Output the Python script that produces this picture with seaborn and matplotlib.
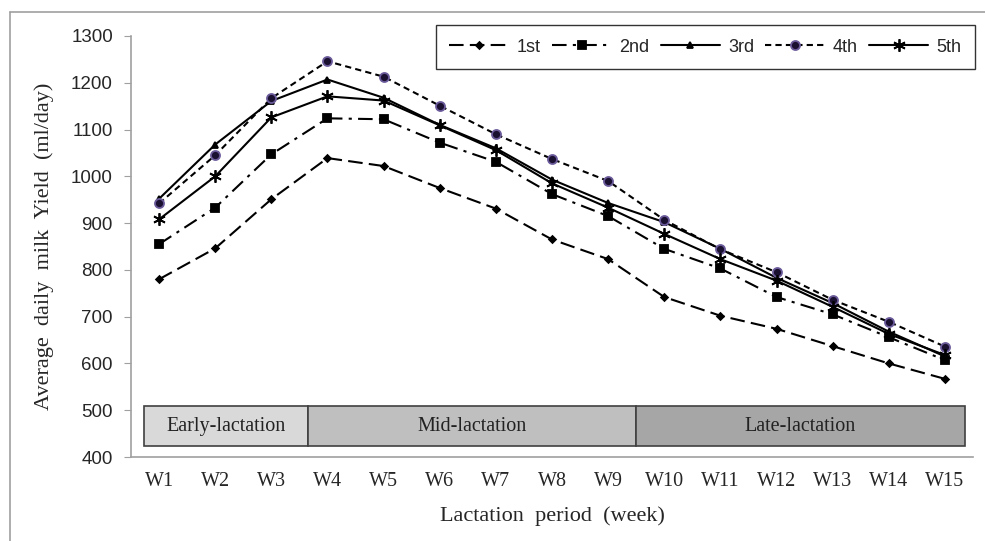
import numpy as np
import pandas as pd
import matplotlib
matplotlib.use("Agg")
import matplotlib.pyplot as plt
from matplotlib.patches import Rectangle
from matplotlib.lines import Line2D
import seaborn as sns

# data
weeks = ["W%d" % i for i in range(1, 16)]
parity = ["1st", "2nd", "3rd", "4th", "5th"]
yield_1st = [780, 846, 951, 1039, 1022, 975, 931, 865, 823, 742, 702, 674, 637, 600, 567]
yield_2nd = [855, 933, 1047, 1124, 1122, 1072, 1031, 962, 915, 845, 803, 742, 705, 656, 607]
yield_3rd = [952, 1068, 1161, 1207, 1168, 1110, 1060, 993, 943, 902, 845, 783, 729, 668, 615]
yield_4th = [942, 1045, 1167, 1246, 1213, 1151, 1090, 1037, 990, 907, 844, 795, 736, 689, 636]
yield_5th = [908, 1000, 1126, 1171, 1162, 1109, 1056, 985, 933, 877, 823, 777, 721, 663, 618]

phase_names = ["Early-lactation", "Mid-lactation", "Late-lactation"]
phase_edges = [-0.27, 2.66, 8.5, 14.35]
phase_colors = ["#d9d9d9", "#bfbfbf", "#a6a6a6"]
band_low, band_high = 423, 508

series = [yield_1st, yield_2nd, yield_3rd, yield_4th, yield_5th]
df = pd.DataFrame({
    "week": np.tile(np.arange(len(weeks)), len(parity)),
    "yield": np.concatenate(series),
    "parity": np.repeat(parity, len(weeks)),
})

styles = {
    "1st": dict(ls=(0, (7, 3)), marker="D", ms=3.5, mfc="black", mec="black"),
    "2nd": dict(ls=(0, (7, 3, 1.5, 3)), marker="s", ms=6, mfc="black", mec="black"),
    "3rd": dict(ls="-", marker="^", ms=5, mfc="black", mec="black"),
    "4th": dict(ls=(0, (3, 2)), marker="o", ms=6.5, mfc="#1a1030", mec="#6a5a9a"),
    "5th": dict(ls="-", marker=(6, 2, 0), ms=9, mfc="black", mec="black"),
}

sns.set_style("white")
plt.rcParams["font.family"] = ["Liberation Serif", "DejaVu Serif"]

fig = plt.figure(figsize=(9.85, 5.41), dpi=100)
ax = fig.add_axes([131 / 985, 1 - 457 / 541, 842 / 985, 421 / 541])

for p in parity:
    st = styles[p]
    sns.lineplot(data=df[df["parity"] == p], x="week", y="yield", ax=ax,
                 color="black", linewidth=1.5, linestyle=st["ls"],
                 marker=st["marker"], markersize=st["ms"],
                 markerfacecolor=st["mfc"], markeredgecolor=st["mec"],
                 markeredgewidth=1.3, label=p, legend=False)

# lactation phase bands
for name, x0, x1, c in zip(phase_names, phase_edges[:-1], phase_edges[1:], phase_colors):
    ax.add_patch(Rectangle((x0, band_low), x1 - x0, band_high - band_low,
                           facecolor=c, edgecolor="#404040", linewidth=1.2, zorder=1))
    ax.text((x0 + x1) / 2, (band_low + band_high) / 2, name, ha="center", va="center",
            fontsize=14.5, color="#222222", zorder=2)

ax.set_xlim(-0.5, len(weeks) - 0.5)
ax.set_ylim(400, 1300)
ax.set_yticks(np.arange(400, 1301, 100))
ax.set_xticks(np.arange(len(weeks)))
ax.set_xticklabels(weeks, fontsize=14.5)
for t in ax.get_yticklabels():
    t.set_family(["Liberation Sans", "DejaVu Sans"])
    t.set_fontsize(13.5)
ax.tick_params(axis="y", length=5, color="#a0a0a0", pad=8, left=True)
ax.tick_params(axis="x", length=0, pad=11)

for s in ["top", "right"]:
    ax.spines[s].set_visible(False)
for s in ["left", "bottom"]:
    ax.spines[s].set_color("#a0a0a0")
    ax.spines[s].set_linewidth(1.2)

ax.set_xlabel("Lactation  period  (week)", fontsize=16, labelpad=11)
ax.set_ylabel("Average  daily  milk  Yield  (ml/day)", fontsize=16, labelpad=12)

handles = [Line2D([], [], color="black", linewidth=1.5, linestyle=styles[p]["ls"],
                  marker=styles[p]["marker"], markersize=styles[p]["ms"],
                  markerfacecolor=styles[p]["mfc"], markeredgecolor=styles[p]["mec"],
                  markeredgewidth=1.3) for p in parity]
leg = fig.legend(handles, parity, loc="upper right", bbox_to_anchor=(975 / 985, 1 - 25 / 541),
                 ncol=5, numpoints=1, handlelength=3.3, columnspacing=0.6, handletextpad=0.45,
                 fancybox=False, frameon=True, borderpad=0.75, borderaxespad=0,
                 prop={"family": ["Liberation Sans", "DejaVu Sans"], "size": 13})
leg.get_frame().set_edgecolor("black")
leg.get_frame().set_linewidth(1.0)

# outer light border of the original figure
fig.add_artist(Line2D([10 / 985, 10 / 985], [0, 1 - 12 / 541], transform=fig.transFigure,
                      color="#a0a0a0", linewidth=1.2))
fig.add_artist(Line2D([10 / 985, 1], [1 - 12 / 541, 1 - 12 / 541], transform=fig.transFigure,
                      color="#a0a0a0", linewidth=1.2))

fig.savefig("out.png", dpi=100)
--
• _TASK GOAL_:
Write out again exactly the lines from the start of the data above through the line containing "721, 663, 618]", inclusive, excluding any pictures.

• _ANSWER TO THIS EXERCISE_:
Output the Python script that produces this picture with seaborn and matplotlib.
import numpy as np
import pandas as pd
import matplotlib
matplotlib.use("Agg")
import matplotlib.pyplot as plt
from matplotlib.patches import Rectangle
from matplotlib.lines import Line2D
import seaborn as sns

# data
weeks = ["W%d" % i for i in range(1, 16)]
parity = ["1st", "2nd", "3rd", "4th", "5th"]
yield_1st = [780, 846, 951, 1039, 1022, 975, 931, 865, 823, 742, 702, 674, 637, 600, 567]
yield_2nd = [855, 933, 1047, 1124, 1122, 1072, 1031, 962, 915, 845, 803, 742, 705, 656, 607]
yield_3rd = [952, 1068, 1161, 1207, 1168, 1110, 1060, 993, 943, 902, 845, 783, 729, 668, 615]
yield_4th = [942, 1045, 1167, 1246, 1213, 1151, 1090, 1037, 990, 907, 844, 795, 736, 689, 636]
yield_5th = [908, 1000, 1126, 1171, 1162, 1109, 1056, 985, 933, 877, 823, 777, 721, 663, 618]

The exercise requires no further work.